By Majda Seghir (Conservatoire National des Arts et Métiers, CNAM)
Evidence-based researches engaged in improving social progress in Europe require high-quality, relevant and timely data. The European Statistical System (ESS) has the major role of providing such reliable information by elaborating procedures to collect data from Member States in a harmonized basis, preparing the data and implementing data access processes. While aggregate statistics are readily available through the Eurostat web portal, access to microdata, which consists of records containing information on individual respondents of business entities, is restricted and requires filling out an application. KIOSK is a new development that grants access to micro-data via a secure access. This promises progress in evidence-based research.
What is the current practice?
The European Commission via Eurostat may grant access to microdata only for scientific purposes and requires the full respect of the following guidelines[1]:
-
- recognition of the research entity which requests the data access,
- submit an appropriate research proposal,
- describe the requested confidential datasets
- specify the safeguards in place to ensure the security of the confidential dat
- the research proposal gets the approval of the relevant national statistical authority, which provides the microdata.

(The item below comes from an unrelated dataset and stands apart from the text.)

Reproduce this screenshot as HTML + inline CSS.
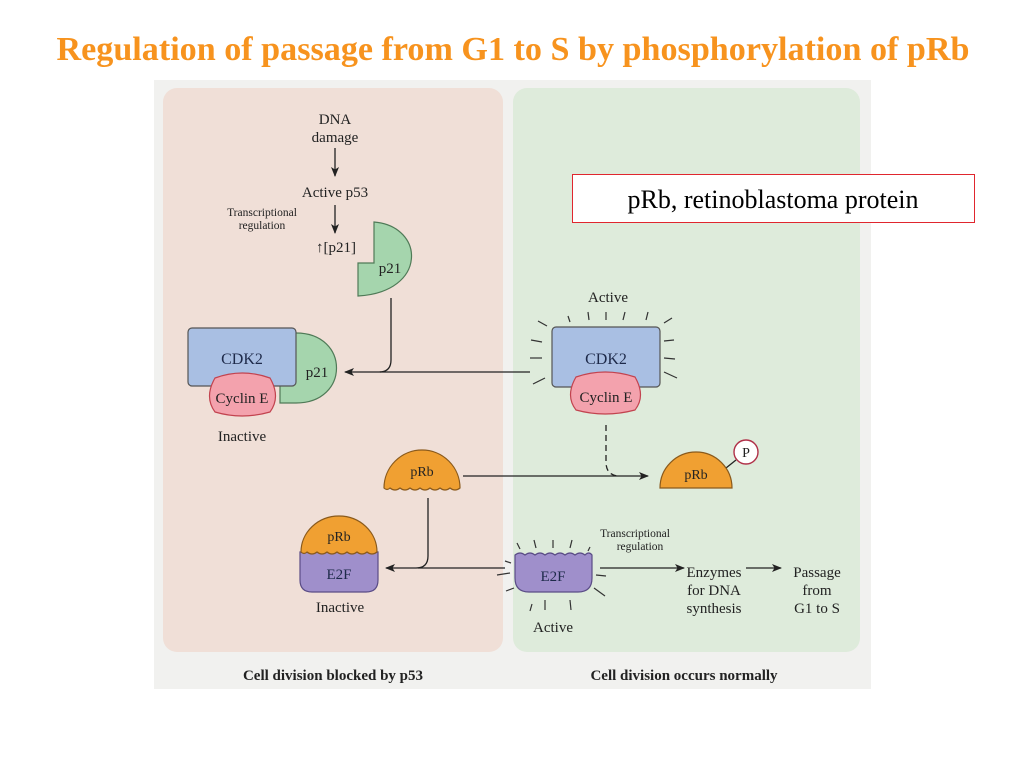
<!DOCTYPE html>
<html><head><meta charset="utf-8"><style>
html,body{margin:0;padding:0;background:#fff;}
svg{display:block;}
text{font-family:"Liberation Serif",serif;}
</style></head><body>
<svg width="1024" height="768" viewBox="0 0 1024 768" xmlns="http://www.w3.org/2000/svg">
<defs>
<marker id="ah" markerWidth="10" markerHeight="8" refX="9" refY="4" orient="auto" markerUnits="userSpaceOnUse">
<path d="M0,0 L10,4 L0,8 L2.5,4 Z" fill="#222"/></marker>
</defs>
<text x="513" y="60" text-anchor="middle" font-size="34" font-weight="bold" fill="#f7931e" textLength="913" lengthAdjust="spacingAndGlyphs">Regulation of passage from G1 to S by phosphorylation of pRb</text>

<rect x="154" y="80" width="717" height="609" fill="#f1f1ef"/>
<rect x="163" y="88" width="340" height="564" rx="14" fill="#f0dfd7"/>
<rect x="513" y="88" width="347" height="564" rx="14" fill="#deebdb"/>

<g font-size="15" fill="#222" text-anchor="middle">
<text x="335" y="124">DNA</text>
<text x="335" y="142">damage</text>
<text x="335" y="197">Active p53</text>
<text x="336" y="252">↑[p21]</text>
<text x="242" y="441">Inactive</text>
<text x="608" y="302">Active</text>
<text x="340" y="612">Inactive</text>
<text x="553" y="632">Active</text>
<text x="714" y="577">Enzymes</text>
<text x="714" y="595">for DNA</text>
<text x="714" y="613">synthesis</text>
<text x="817" y="577">Passage</text>
<text x="817" y="595">from</text>
<text x="817" y="613">G1 to S</text>
</g>
<g font-size="11.5" fill="#222" text-anchor="middle">
<text x="262" y="216">Transcriptional</text>
<text x="262" y="229">regulation</text>
<text x="635" y="537">Transcriptional</text>
<text x="640" y="550">regulation</text>
</g>
<g stroke="#222" stroke-width="1.3" fill="none">
<line x1="335" y1="148" x2="335" y2="176" marker-end="url(#ah)"/>
<line x1="335" y1="205" x2="335" y2="233" marker-end="url(#ah)"/>
<path d="M391,298 L391,360 Q391,372 379,372 L345,372" marker-end="url(#ah)"/>
<line x1="530" y1="372" x2="380" y2="372"/>
<line x1="463" y1="476" x2="648" y2="476" marker-end="url(#ah)"/>
<path d="M606,425 L606,462 Q606,476 620,476" stroke-dasharray="6,4"/>
<path d="M428,498 L428,556 Q428,568 416,568 L386,568" marker-end="url(#ah)"/>
<line x1="505" y1="568" x2="418" y2="568"/>
<line x1="600" y1="568" x2="684" y2="568" marker-end="url(#ah)"/>
<line x1="746" y1="568" x2="781" y2="568" marker-end="url(#ah)"/>
<line x1="716" y1="476" x2="736" y2="460"/>
</g>

<path d="M374,222 C425,226 428,292 358,296 L358,263 L374,263 Z" fill="#a5d5ad" stroke="#4f7a57" stroke-width="1.2"/>
<text x="390" y="273" font-size="15" text-anchor="middle" fill="#222">p21</text>

<path d="M296,333 C350,333 350,403 296,403 L280,403 L280,340 Z" fill="#a5d5ad" stroke="#4f7a57" stroke-width="1.2"/>
<rect x="188" y="328" width="108" height="58" rx="4" fill="#a9bfe3" stroke="#555" stroke-width="1.2"/>
<text x="317" y="377" font-size="15" text-anchor="middle" fill="#222">p21</text>
<text x="242" y="364" font-size="16" text-anchor="middle" fill="#1e2a4a">CDK2</text>
<path d="M215,378 Q242,368 270,378 Q281,397 270,412 Q242,420 215,412 Q204,397 215,378 Z" fill="#f3a2ad" stroke="#c2434f" stroke-width="1.2"/>
<text x="242" y="403" font-size="15" text-anchor="middle" fill="#222">Cyclin E</text>

<rect x="552" y="327" width="108" height="60" rx="4" fill="#a9bfe3" stroke="#555" stroke-width="1.2"/>
<text x="606" y="364" font-size="16" text-anchor="middle" fill="#1e2a4a">CDK2</text>
<path d="M576,377 Q605,367 635,377 Q646,396 635,410 Q605,418 576,410 Q565,396 576,377 Z" fill="#f3a2ad" stroke="#c2434f" stroke-width="1.2"/>
<text x="606" y="402" font-size="15" text-anchor="middle" fill="#222">Cyclin E</text>
<g stroke="#333" stroke-width="1.2">
<line x1="568" y1="316" x2="570" y2="322"/><line x1="588" y1="312" x2="589" y2="320"/><line x1="606" y1="312" x2="606" y2="320"/><line x1="625" y1="312" x2="623" y2="320"/><line x1="648" y1="312" x2="646" y2="320"/>
<line x1="538" y1="321" x2="547" y2="326"/><line x1="531" y1="340" x2="542" y2="342"/><line x1="530" y1="358" x2="542" y2="358"/><line x1="533" y1="384" x2="545" y2="378"/>
<line x1="664" y1="323" x2="672" y2="318"/><line x1="664" y1="341" x2="674" y2="340"/><line x1="664" y1="358" x2="675" y2="359"/><line x1="664" y1="372" x2="677" y2="378"/>
</g>

<path d="M384,488 A38,38 0 0 1 460,488 Q455,492 450,488 Q445,492 440,488 Q435,492 430,488 Q425,492 420,488 Q415,492 410,488 Q405,492 400,488 Q395,492 390,488 Q387,491 384,488 Z" fill="#f0a032" stroke="#8a5a1c" stroke-width="1.2"/>
<text x="422" y="476" font-size="14" text-anchor="middle" fill="#222">pRb</text>
<path d="M660,488 A36,36 0 0 1 732,488 Z" fill="#f0a032" stroke="#8a5a1c" stroke-width="1.2"/>
<text x="696" y="479" font-size="14" text-anchor="middle" fill="#222">pRb</text>
<circle cx="746" cy="452" r="12" fill="#fff" stroke="#b03048" stroke-width="1.4"/>
<text x="746" y="457" font-size="14" text-anchor="middle" fill="#222">P</text>

<path d="M300,552 L300,580 Q300,592 312,592 L366,592 Q378,592 378,580 L378,552 Z" fill="#9f8fcb" stroke="#5a4c86" stroke-width="1.2"/>
<path d="M301,552 A38,36 0 0 1 377,552 Q372,556 367,552 Q362,556 357,552 Q352,556 347,552 Q342,556 337,552 Q332,556 327,552 Q322,556 317,552 Q312,556 307,552 Q304,555 301,552 Z" fill="#f0a032" stroke="#8a5a1c" stroke-width="1.2"/>
<text x="339" y="541" font-size="14" text-anchor="middle" fill="#222">pRb</text>
<text x="339" y="579" font-size="15" text-anchor="middle" fill="#1e2a4a">E2F</text>

<path d="M515,555 Q520,551 525,555 Q530,551 535,555 Q540,551 545,555 Q550,551 555,555 Q560,551 565,555 Q570,551 575,555 Q580,551 585,555 Q589,551 592,555 L592,578 Q592,592 578,592 L529,592 Q515,592 515,578 Z" fill="#9f8fcb" stroke="#5a4c86" stroke-width="1.2"/>
<text x="553" y="581" font-size="15" text-anchor="middle" fill="#1e2a4a">E2F</text>
<g stroke="#333" stroke-width="1.2">
<line x1="517" y1="543" x2="520" y2="549"/><line x1="534" y1="540" x2="536" y2="548"/><line x1="553" y1="540" x2="553" y2="548"/><line x1="572" y1="540" x2="570" y2="548"/><line x1="590" y1="547" x2="588" y2="551"/>
<line x1="505" y1="561" x2="511" y2="563"/><line x1="497" y1="575" x2="510" y2="573"/><line x1="506" y1="591" x2="514" y2="588"/>
<line x1="596" y1="575" x2="606" y2="576"/><line x1="594" y1="588" x2="605" y2="596"/>
<line x1="532" y1="604" x2="530" y2="611"/><line x1="545" y1="600" x2="545" y2="610"/><line x1="570" y1="600" x2="571" y2="610"/>
</g>

<g font-size="15" font-weight="bold" text-anchor="middle" fill="#222">
<text x="333" y="680">Cell division blocked by p53</text>
<text x="684" y="680">Cell division occurs normally</text>
</g>

<rect x="572.5" y="174.5" width="402" height="48" fill="#fff" stroke="#e0262e" stroke-width="1"/>
<text x="773" y="208" font-size="26" text-anchor="middle" fill="#000">pRb, retinoblastoma protein</text>
</svg>
</body></html>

The microdata are usually provided, depending on the access type requested, by either sending the principal researcher files containing partially anonymised data (i.e. Scientific-Use Files) or/and authorising the access to non-anonymised data (i.e. Secure-Use Files), which are only de-identified in Eurostat’s safe centre in Luxembourg. The full potential of microdata was, however, hampered by the anonymization rules to ensure confidentiality in scientific-use files. Secure-use files had the advantage of being only protected against direct identification but had the drawback of being accessible only in the Eurostat’s safe-centre in Luxembourg. The on-site solution to benefit the access to non-anonymized microdata was obviously a strong obstacle for most researchers.
The long process to KIOSK
The awareness that knowledge progress depends on easier access to confidential microdata has pushed the European Commission to change the legal frameworks in 2013 (223-2013 CE Regulation) and explore the technical and administrative solutions to set up a decentralised access under the heading of the ESSnet project DARA [3] (Decentralised and Remote Access to confidential data in the ESS). The feasibility study conducted in 2013 has requested almost a decade to implement a solution that fully guarantees the security of confidential microdata access in each Member State. The lockdown period due to the pandemic and the concerns regarding decarbonisation has demonstrated, if needed, the urgency to move. Roxane Silberman[3], who has played an active role in the discussions to change the legal frameworks and put in place remote access, provided the details on the IT solution implemented by Eurostat. This is KIOSK. KIOSK allows access to confidential microdata, via a secure connection, to the micro-data stored in the safe centre of Eurostat. In fact, there will be no need for researchers to travel to Luxembourg to use the secured microdata, which will be available remotely via a system where researchers cannot download the data but can work on the data within a secure research environment. In addition, access would be granted to researchers directly from their research institute and not from their local National Statistical Institute as initially envisaged. The research institutes, once accredited, will have to follow the guidelines for microdata access and sign an additional commitment amending the Eurostat standard confidentiality undertaking. Then researchers will be identified using two gates (EU login and KIOSK), each with separate passwords and authentication devices. This solution is further combined with Eurostat output checking of the research outputs for confidentiality before releasing it outside secure access facilities.
A bumpy road ahead
The remote access solution to European microdata is by far the most optimal and cost-effective solution to allow the research community to take full advantage of EU microdata. Notwithstanding the progress made toward an EU decentralised access to microdata, the remote access is currently operational only for three files, namely: the Community Innovation Survey (CIS), the European Structure of Earning Survey (SES) and the Micro-Moments database (MMD). The issue regarding the access to the remaining files is not technical but rather an understaffing problem in Eurostat and, more precisely, in each dataset, competent staff have to check the respect of confidentiality in all output results. An automatic research output-checking tool is currently only a proof of concept, and Eurostat is planning to extend the training on output-checking to the research community. Finally, yet importantly, the required approval of each Member State to use its microdata is constraining in that it may increase the delay in accessing the microdata. The researchers risk being denied access to its data if the Member State is not convinced by the submitted research proposal. However, we can hope that the concerns still expressed by some National Statistical Institutes will be lifted by the development of the use of these Secure Use Files and the impact of the research findings on society.
[1] https://ec.europa.eu/eurostat/web/microdata
[2] DARA project end report: https://ec.europa.eu/eurostat/cros/system/files/final_report_ESSnet_DARA_20140321_publishable.pdf
[3] Roxane Silberman is a scientific advisor at the CASD (Centre d’Accès Sécurisée aux Données), a French consortium established to organize and implement secure access services for confidential data for non-profit research services.